Thomas Sowell, in his Basic Economics, has an excellent chapter on price controls. Because prices naturally settle at an equilibrium price, if the government uses artificial means to set prices then there will either be a shortage or a surplus depending if they set the price lower or higher than the equilibrium price. When governments let prices work, even famines can be avoided. Thomas Sowell illustrates this with two contrasting examples from India:
Halfway around the world, in eighteenth-century India, a local famine in Bengal brought a government crack-down on food dealers and speculators, imposing price controls on rice. Here the resulting shortages lead to widespread deaths by starvation. However, when another famine struck India in the nineteenth century, under the colonial rule of British officials and during the heyday of classical economics, opposite policies were followed, with opposite results:
In the earlier famine one could hardly engage in the grain trade without becoming amenable to the law. In 1866 respectable men in vast numbers went into the trade; for the Government, by publishing weekly returns of the rates in every district, rendered the traffic both easy and safe. Everyone knew where to buy grain cheapest and where to sell it dearest and food was accordingly brought from the districts which could best spare it and carried to those which most urgently needed it.
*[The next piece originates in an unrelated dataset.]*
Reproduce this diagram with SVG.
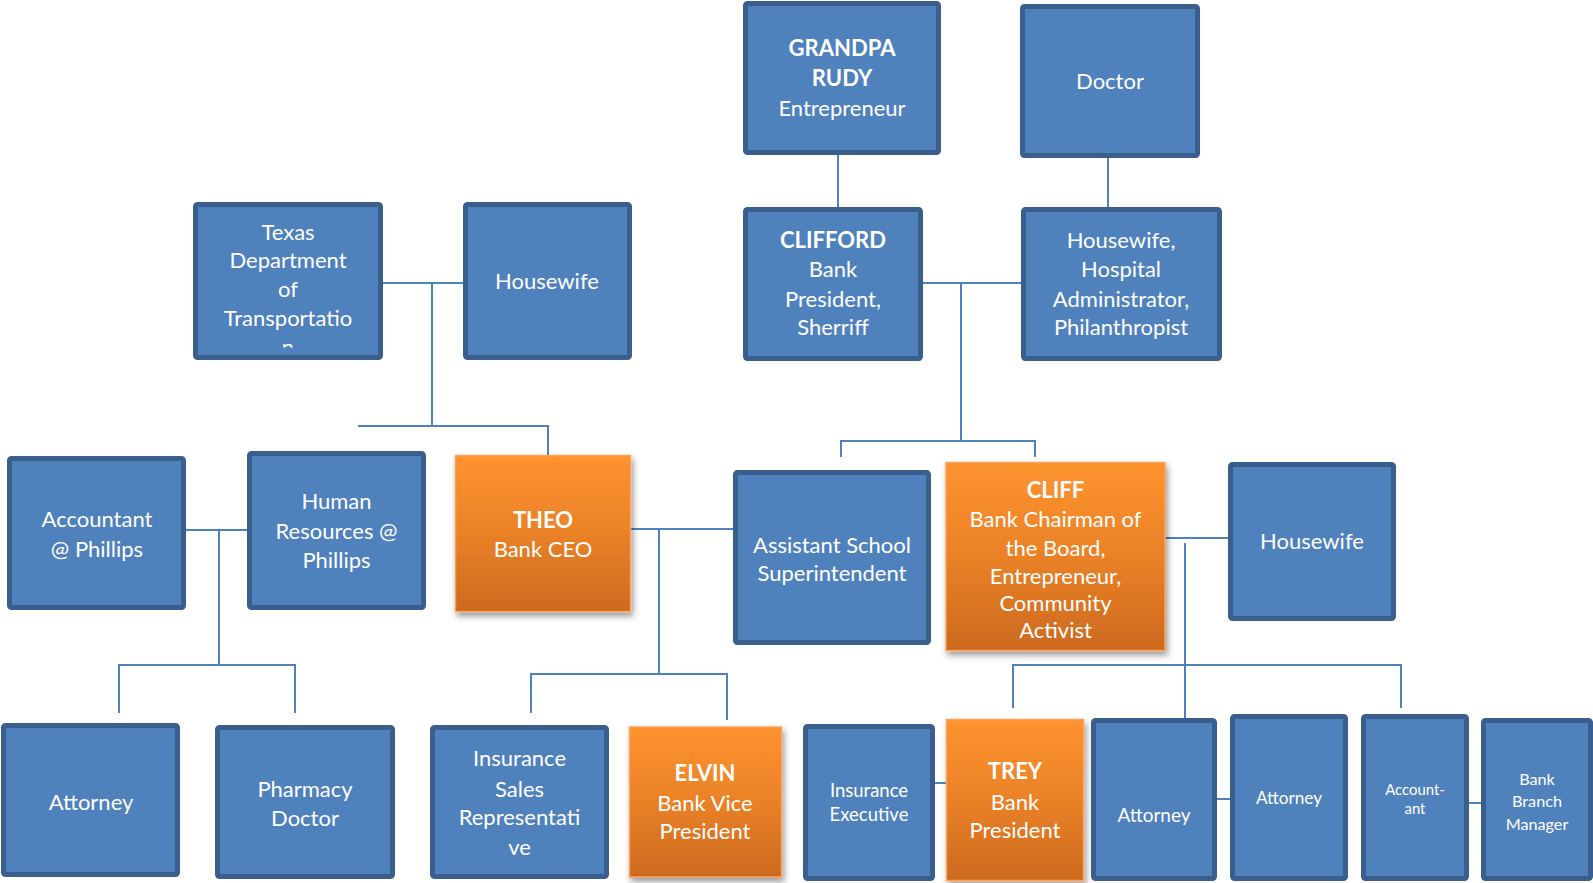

As elementary as all this may seem, in terms of economic principles, it was made possible politically only because the British colonial government was not accountable to local public opinion. In an era of democratic politics, the same actions would require either a public familiar with basic economics or political leaders willing to risk their careers to do what needed to be done. It is hard to know which is less likely.
Another take away is that this would not be possible in Democracy. Democracy naturally hates shortages being cured.